…at City Winery, Nashville – May 16, 2019
David Crosby has always been one of my favorites from the Classic Rock Era (aka “my youth”). Maybe cause our voices are in a similar high-tenor range, and I have learned to play several of his songs over the years. Or maybe because the Jefferson Airplane version of “Wooden Ships” – which Crosby co-wrote with Stephen Stills and the Airplane’s Paul Kantner – lives prominently on my “All Time Top 5” songs playlist.
Apart from the fact that it’s amazing he’s still alive (he has too much in common with Keith Richard), he continues to be a stellar writer and performer. At age 77 (!) David Crosby’s voice is every bit as clear, bright, and crystalline now as it was 50 years ago.
He has been touring of late in support of his 2017 album “Sky Trails.” Last night was the second time I’ve seen him on this tour.
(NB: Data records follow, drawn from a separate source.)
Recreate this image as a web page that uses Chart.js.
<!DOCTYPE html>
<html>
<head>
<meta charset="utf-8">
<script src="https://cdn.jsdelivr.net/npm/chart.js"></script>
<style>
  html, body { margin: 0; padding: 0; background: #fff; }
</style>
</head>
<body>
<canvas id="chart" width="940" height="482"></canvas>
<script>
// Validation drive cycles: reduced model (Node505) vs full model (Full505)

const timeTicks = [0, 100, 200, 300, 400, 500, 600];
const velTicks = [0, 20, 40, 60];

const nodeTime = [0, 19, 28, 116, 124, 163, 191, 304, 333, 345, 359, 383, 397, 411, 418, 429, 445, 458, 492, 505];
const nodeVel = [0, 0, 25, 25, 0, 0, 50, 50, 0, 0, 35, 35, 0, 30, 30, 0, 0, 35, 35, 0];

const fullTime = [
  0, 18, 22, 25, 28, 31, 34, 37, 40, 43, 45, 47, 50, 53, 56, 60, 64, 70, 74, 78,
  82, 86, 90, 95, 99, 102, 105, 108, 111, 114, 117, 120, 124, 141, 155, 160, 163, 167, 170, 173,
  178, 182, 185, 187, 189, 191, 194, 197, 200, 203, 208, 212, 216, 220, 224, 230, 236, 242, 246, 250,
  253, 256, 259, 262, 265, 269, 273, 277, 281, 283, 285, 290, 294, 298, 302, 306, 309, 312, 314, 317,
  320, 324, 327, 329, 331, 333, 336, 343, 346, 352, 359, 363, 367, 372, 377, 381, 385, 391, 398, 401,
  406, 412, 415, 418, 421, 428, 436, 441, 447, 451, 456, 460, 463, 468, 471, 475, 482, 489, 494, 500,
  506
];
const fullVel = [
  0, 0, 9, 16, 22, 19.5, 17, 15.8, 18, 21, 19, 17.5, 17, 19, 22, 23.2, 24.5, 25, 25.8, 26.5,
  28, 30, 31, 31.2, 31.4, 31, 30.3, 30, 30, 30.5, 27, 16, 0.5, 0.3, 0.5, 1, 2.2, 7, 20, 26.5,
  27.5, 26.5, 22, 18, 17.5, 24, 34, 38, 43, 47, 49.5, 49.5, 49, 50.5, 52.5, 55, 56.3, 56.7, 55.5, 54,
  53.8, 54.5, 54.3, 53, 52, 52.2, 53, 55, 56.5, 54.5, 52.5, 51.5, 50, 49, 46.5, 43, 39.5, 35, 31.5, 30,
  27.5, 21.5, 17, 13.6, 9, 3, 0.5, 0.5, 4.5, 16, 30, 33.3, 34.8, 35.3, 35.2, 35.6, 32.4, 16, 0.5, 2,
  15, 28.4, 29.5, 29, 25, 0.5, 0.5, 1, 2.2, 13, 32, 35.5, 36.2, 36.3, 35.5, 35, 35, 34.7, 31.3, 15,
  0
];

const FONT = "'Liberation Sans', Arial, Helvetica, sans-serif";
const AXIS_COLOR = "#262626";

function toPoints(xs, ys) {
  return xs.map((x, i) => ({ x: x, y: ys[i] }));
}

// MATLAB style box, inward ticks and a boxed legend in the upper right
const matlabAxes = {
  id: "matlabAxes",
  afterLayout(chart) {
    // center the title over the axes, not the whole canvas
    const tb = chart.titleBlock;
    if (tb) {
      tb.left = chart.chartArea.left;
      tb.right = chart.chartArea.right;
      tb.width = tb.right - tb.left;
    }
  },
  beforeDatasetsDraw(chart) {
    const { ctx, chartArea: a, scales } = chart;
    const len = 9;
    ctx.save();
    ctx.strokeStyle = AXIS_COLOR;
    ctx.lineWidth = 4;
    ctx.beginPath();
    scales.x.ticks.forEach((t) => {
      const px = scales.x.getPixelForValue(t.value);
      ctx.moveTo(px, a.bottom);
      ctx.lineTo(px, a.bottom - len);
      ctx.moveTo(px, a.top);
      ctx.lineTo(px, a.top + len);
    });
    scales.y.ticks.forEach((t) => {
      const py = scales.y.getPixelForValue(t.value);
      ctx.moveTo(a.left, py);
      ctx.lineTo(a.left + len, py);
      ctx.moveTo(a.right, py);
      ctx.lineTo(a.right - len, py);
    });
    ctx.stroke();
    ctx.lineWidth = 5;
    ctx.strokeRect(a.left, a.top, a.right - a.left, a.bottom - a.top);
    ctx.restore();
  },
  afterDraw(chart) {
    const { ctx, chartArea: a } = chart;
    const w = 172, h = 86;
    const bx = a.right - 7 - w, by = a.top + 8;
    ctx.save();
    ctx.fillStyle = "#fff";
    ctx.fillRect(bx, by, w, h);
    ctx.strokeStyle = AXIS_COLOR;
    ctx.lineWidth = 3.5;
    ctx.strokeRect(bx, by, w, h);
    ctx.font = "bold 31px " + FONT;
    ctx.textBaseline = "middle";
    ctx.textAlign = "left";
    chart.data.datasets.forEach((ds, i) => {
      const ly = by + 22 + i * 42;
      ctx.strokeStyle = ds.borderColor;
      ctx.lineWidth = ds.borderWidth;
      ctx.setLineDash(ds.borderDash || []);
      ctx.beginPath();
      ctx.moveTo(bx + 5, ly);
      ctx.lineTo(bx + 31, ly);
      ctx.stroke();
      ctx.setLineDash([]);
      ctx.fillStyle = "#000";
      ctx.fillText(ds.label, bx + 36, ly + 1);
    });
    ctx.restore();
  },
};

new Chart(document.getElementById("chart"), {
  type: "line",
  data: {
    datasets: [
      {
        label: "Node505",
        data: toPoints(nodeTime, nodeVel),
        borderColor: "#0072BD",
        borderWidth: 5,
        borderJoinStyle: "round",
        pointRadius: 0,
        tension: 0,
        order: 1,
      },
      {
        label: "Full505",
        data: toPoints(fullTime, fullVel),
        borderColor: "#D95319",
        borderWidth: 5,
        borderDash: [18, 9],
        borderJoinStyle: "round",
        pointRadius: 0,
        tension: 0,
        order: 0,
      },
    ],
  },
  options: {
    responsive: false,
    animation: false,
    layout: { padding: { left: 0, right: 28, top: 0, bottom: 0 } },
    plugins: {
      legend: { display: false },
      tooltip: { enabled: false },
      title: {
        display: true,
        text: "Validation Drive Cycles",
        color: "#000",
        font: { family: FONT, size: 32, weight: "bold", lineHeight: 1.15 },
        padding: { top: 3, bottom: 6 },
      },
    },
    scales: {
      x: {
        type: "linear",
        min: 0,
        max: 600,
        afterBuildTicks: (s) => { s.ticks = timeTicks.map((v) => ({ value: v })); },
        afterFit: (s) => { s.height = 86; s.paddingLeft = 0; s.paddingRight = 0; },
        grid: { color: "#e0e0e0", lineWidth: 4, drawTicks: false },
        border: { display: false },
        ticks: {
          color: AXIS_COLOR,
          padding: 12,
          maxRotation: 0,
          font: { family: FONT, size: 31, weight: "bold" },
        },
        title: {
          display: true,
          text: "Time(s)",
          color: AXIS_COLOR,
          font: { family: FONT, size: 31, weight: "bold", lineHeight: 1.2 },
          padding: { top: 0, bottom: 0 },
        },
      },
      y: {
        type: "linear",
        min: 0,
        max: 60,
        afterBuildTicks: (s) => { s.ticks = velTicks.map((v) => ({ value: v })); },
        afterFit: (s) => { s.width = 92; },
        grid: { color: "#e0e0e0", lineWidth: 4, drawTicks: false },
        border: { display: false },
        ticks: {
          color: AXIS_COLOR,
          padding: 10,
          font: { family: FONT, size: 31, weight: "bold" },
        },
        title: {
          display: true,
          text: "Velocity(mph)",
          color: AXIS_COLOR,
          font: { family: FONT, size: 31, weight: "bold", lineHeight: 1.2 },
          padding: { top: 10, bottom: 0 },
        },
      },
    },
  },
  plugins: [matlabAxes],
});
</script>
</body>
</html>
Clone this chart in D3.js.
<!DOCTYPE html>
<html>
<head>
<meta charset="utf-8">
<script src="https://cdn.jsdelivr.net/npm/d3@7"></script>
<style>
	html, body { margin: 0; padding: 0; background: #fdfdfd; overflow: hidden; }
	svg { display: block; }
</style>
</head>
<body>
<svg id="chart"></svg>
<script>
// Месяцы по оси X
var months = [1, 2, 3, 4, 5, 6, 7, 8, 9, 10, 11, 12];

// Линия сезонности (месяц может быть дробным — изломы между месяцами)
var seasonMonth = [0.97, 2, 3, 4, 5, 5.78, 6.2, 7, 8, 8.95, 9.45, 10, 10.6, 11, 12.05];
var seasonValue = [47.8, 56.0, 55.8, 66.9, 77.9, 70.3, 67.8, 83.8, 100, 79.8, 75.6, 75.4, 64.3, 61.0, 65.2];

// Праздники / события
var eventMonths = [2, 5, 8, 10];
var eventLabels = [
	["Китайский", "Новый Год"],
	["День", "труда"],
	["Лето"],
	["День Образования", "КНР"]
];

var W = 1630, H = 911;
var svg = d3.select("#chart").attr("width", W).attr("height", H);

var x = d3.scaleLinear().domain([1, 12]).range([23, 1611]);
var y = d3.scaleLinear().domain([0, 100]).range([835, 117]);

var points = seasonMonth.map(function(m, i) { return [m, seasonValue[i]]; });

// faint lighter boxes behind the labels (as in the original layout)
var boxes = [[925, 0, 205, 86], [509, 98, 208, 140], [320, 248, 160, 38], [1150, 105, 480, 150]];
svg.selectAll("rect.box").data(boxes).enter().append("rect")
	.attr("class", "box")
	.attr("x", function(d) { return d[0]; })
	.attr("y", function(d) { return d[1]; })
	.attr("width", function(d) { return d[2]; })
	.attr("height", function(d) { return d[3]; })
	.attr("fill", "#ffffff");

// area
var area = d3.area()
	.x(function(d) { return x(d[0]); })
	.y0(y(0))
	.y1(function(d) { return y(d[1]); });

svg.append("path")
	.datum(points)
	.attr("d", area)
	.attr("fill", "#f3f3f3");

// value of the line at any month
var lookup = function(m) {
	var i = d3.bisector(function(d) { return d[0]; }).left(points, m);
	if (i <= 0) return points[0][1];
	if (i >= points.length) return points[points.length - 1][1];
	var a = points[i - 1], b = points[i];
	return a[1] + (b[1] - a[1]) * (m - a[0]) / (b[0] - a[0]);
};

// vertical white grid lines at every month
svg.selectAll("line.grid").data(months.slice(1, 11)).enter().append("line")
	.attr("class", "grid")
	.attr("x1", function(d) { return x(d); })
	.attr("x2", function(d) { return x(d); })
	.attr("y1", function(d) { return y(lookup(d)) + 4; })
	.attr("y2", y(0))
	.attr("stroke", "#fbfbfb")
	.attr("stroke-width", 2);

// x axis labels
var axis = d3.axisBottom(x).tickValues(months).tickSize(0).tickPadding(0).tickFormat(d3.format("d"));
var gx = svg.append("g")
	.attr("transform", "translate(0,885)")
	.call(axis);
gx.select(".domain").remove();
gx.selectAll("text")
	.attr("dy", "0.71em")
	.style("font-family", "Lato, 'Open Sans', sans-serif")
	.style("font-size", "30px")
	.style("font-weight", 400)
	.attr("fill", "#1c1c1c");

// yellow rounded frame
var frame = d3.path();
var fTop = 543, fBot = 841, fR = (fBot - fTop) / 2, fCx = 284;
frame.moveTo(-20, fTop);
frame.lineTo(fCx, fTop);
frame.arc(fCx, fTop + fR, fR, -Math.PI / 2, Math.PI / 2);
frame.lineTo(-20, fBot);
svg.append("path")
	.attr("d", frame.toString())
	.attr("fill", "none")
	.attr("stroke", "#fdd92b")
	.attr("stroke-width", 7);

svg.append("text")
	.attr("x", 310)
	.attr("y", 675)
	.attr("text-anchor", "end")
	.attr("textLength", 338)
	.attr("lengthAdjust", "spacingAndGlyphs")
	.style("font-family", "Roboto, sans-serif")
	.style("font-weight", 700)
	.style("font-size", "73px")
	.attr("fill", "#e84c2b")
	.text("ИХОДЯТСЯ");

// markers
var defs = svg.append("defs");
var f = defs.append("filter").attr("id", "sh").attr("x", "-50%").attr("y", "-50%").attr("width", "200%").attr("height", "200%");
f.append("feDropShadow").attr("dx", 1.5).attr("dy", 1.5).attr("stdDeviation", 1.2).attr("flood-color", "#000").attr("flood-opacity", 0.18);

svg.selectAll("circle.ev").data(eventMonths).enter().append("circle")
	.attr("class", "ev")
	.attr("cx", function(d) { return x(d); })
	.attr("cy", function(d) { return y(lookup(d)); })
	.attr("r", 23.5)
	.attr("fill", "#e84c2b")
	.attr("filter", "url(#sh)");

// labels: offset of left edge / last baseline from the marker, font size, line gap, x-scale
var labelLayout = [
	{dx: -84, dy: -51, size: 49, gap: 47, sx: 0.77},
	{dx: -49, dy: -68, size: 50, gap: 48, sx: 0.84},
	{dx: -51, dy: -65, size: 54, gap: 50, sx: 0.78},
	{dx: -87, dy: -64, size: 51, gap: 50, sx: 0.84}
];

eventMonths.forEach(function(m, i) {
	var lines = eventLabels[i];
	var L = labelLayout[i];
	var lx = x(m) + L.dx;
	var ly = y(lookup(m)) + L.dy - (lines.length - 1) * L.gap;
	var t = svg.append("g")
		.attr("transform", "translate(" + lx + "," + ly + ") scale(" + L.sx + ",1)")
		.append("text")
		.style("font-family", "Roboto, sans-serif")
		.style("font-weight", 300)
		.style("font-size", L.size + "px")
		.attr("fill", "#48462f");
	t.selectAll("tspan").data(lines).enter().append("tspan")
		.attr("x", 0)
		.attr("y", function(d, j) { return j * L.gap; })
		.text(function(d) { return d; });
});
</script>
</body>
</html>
The first time was in December 2017 at the CMA Theater at the Country Music Hall of Fame (my new favorite venue in Nashville).
Last night he returned to City Winery to play to a very enthusiastic (admittedly, mostly Boomer) crowd. He does an outstanding job of mixing his back catalog with the more recent material, making “nostalgia” seem “current” in the mix. I was particularly pleased to hear him perform “The Lee Shore,” which has only ever been released on the CSN&Y concert double LP, “Four Way Street.” That song was a favorite back in my own sailing days, when I lived in Hawaii in the 1980s.
After the encore (“…everybody sing: ‘Four dead in O-hi-o…’”) I thought about the extraordinary legacy that David Crosby has created since The Byrds released “Mr. Tambourine Man” in 1965. Besides The Byrds, he played with Buffalo Springfield in their waning days; Crosby Stills and Nash (with or without Young) was a staple of the era; and I’ve always considered his first solo release, “If I Could Only Remember My Name” one of the most sonically layered and textured vocal works of that or any era. I’ll put a link to that release on my website.
As we were leaving, I turned to my date and said “ya know, I never did get to see Paul McCartney, but this is pretty close….” In his own way, David Crosby has been every bit as lasting and influential as any Beatle.